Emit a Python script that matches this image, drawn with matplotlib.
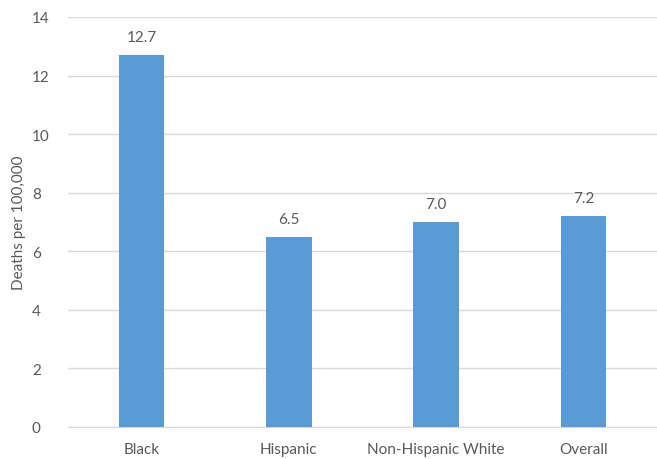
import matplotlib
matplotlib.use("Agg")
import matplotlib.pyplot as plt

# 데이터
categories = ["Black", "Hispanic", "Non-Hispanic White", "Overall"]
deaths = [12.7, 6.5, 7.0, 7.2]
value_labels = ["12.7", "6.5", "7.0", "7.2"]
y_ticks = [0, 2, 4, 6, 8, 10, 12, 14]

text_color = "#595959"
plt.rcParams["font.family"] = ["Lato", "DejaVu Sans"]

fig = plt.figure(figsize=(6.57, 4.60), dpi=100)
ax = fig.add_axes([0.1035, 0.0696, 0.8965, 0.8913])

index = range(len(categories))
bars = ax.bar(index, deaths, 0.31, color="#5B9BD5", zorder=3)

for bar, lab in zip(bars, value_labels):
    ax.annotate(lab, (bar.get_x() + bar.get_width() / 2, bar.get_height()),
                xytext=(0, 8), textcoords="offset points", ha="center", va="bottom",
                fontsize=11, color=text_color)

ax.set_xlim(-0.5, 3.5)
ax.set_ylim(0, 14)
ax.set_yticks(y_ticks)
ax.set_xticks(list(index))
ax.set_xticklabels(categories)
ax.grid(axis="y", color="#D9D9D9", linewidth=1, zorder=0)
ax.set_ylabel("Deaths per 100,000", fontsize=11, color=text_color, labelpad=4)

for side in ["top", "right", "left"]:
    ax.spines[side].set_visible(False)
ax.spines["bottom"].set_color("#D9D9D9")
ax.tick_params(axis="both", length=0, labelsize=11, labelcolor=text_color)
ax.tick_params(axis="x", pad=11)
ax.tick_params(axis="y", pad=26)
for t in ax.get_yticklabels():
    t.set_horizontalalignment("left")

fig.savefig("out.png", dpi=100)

======

▸ Instructions for the task
Return each line that includes "matplotlib".

▸ Completed exercise
Emit a Python script that matches this image, drawn with matplotlib.
import matplotlib
matplotlib.use("Agg")
import matplotlib.pyplot as plt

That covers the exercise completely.